**WRITTEN INSTRUCTION:** Can you output, word for word, the lines between the one holding "Clone this chart in seaborn and matplotlib." and the one holding "import numpy as np", inclusive, leaving out any pictures?

**DATASET:**
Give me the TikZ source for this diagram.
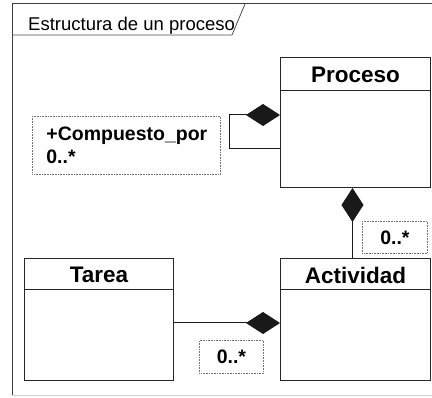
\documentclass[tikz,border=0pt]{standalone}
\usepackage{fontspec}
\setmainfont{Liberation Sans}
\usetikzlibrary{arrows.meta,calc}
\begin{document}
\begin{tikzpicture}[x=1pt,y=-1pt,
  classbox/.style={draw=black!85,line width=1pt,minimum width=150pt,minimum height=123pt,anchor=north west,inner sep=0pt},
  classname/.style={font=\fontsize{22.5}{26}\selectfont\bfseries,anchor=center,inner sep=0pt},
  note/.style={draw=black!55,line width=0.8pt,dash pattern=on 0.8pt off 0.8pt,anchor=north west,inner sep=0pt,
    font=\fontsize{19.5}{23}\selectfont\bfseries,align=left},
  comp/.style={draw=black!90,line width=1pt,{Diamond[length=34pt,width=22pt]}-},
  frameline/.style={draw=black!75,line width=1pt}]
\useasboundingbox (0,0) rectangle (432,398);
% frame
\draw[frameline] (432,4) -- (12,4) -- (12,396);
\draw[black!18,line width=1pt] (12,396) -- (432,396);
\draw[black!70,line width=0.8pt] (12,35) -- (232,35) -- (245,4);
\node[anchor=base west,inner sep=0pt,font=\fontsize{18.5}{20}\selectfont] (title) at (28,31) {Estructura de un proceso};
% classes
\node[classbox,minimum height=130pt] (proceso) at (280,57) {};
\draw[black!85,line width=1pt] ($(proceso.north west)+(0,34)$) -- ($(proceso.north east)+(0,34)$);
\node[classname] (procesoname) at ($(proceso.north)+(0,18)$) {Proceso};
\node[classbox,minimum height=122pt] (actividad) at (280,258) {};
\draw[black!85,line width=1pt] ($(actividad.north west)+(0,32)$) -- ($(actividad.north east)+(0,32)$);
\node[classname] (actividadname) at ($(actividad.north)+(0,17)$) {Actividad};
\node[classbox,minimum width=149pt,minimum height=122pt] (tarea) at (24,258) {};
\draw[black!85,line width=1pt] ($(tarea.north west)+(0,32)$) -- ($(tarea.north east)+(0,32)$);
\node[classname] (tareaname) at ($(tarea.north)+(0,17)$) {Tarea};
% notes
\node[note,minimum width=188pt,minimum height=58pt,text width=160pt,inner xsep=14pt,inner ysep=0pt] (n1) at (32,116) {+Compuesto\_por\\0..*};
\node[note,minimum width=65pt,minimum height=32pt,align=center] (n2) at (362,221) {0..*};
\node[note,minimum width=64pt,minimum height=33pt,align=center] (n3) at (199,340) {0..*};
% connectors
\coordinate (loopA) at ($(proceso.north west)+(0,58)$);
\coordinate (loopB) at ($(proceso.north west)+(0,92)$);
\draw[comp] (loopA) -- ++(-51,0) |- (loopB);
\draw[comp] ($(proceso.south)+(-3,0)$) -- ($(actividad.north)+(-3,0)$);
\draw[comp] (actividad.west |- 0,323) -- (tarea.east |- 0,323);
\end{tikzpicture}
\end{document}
* * *
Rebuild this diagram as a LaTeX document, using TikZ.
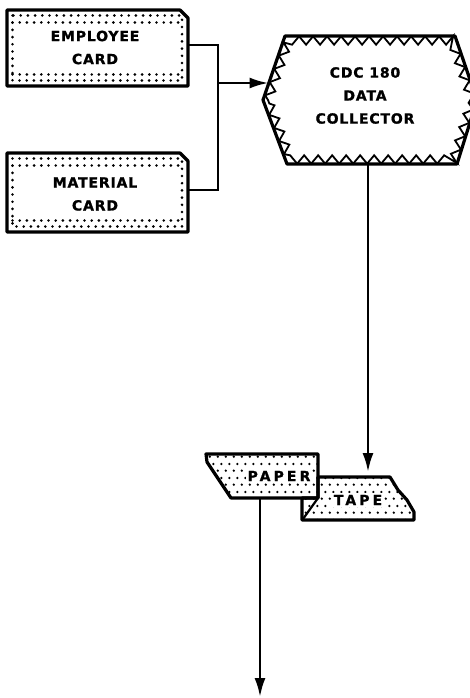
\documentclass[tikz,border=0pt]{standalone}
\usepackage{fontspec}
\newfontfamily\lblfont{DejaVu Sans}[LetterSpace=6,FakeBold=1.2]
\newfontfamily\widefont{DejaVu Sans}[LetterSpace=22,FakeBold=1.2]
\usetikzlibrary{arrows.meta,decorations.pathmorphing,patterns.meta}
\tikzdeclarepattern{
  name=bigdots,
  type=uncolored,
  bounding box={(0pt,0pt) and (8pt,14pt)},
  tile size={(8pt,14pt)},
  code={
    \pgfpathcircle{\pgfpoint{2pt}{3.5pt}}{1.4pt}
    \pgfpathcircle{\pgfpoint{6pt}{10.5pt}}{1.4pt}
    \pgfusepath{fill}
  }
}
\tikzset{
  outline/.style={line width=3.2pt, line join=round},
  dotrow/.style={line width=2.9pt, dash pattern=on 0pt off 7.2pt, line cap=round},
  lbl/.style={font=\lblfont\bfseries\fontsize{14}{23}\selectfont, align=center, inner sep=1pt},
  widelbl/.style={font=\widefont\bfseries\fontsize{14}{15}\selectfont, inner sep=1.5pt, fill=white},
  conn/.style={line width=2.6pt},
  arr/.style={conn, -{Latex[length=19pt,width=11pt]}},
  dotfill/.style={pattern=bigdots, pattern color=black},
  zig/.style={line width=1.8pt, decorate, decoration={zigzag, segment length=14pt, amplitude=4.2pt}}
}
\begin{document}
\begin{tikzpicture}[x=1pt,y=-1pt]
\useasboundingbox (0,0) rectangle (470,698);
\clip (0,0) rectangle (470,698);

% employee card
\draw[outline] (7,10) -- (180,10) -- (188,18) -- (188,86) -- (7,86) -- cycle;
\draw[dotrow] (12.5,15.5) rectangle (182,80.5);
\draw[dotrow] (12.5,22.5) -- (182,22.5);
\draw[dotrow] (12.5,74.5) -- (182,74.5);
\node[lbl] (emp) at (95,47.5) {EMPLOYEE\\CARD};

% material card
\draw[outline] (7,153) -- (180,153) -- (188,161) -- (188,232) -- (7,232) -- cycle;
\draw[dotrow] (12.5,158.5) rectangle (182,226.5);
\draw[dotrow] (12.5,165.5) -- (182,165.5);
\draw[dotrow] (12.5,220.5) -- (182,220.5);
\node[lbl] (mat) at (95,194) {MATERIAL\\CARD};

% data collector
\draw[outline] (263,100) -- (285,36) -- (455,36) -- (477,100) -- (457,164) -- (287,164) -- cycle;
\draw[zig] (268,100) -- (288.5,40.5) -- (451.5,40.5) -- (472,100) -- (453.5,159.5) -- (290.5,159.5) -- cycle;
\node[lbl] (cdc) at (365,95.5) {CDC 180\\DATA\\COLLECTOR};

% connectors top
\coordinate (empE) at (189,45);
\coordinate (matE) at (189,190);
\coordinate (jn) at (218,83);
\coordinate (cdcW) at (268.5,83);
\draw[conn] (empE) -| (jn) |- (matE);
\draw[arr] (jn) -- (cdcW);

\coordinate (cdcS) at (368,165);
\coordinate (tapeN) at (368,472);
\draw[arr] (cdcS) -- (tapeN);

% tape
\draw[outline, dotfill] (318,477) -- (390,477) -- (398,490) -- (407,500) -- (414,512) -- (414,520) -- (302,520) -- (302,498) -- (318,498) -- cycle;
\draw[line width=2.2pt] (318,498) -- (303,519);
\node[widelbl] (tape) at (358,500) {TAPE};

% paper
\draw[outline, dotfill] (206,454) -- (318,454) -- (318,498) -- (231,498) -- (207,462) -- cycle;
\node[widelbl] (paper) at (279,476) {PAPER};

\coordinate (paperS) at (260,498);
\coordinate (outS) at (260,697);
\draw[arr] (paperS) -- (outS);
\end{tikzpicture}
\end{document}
---
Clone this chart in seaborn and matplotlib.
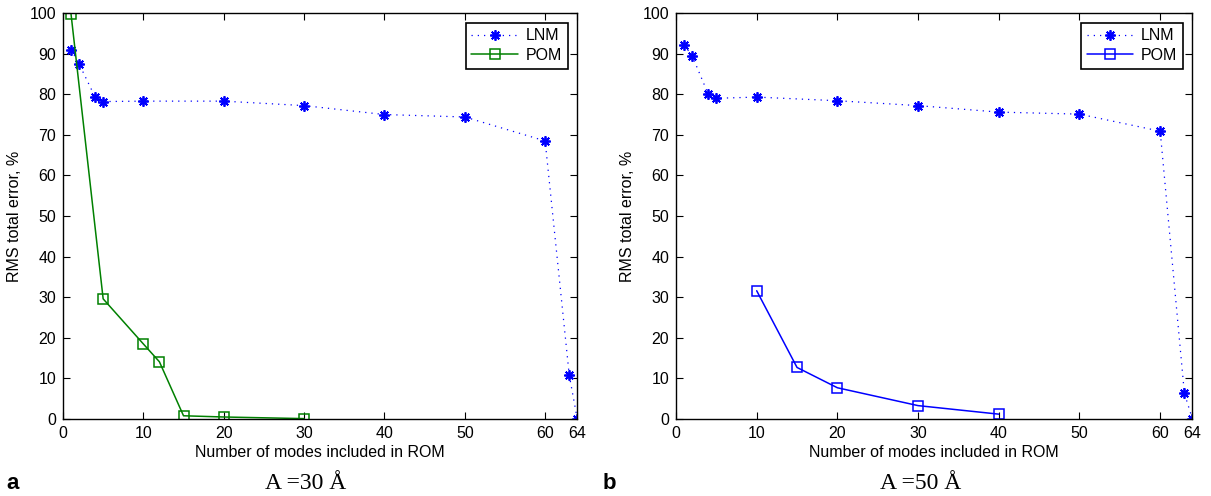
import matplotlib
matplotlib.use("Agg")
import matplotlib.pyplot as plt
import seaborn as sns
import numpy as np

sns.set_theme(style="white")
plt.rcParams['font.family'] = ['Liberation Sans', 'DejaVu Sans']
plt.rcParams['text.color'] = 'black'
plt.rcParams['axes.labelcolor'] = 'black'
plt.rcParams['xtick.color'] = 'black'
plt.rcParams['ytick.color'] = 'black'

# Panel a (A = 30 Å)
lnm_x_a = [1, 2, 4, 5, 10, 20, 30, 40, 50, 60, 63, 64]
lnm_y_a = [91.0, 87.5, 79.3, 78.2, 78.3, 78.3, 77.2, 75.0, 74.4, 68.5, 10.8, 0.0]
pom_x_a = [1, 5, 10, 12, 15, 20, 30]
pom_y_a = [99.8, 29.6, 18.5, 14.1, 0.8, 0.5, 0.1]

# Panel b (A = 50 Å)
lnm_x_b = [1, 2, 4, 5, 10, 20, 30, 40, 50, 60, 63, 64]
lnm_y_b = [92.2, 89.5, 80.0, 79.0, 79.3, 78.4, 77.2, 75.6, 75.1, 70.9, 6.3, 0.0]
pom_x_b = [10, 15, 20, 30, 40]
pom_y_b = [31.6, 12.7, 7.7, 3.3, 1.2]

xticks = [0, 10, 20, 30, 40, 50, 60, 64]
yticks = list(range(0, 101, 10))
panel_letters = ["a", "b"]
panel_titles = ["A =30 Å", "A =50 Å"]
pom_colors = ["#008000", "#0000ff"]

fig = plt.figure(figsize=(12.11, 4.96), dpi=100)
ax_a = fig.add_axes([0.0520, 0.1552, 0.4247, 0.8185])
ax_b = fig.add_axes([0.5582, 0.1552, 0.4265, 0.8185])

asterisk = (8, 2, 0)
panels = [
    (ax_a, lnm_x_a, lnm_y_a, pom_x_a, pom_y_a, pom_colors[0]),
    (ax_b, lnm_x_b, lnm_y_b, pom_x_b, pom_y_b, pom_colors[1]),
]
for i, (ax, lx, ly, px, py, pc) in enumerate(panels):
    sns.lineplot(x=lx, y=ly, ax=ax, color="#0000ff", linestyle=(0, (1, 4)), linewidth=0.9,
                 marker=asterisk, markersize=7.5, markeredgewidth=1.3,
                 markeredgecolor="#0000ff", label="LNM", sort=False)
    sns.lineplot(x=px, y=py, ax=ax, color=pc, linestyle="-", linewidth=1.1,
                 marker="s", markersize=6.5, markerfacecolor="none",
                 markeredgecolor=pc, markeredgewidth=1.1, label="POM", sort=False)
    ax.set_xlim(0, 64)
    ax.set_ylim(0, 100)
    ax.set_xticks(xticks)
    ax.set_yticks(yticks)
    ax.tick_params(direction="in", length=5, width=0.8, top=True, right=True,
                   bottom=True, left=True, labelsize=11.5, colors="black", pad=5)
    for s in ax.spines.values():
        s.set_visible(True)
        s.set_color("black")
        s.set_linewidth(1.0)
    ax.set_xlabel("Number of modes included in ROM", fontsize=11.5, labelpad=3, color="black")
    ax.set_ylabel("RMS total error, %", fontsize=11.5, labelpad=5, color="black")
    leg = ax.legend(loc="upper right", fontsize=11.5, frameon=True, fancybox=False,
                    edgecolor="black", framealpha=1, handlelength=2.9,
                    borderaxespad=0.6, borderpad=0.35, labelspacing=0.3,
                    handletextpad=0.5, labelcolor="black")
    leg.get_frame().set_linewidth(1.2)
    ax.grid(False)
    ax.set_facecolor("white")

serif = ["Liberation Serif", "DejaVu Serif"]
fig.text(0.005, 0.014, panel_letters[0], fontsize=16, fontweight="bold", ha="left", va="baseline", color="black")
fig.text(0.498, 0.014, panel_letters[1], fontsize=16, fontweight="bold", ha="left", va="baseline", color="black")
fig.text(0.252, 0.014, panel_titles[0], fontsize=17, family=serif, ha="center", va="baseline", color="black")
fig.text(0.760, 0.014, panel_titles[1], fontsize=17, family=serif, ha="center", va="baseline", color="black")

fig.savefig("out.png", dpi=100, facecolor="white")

**OUTPUT FOR THIS TASK:**
Clone this chart in seaborn and matplotlib.
import matplotlib
matplotlib.use("Agg")
import matplotlib.pyplot as plt
import seaborn as sns
import numpy as np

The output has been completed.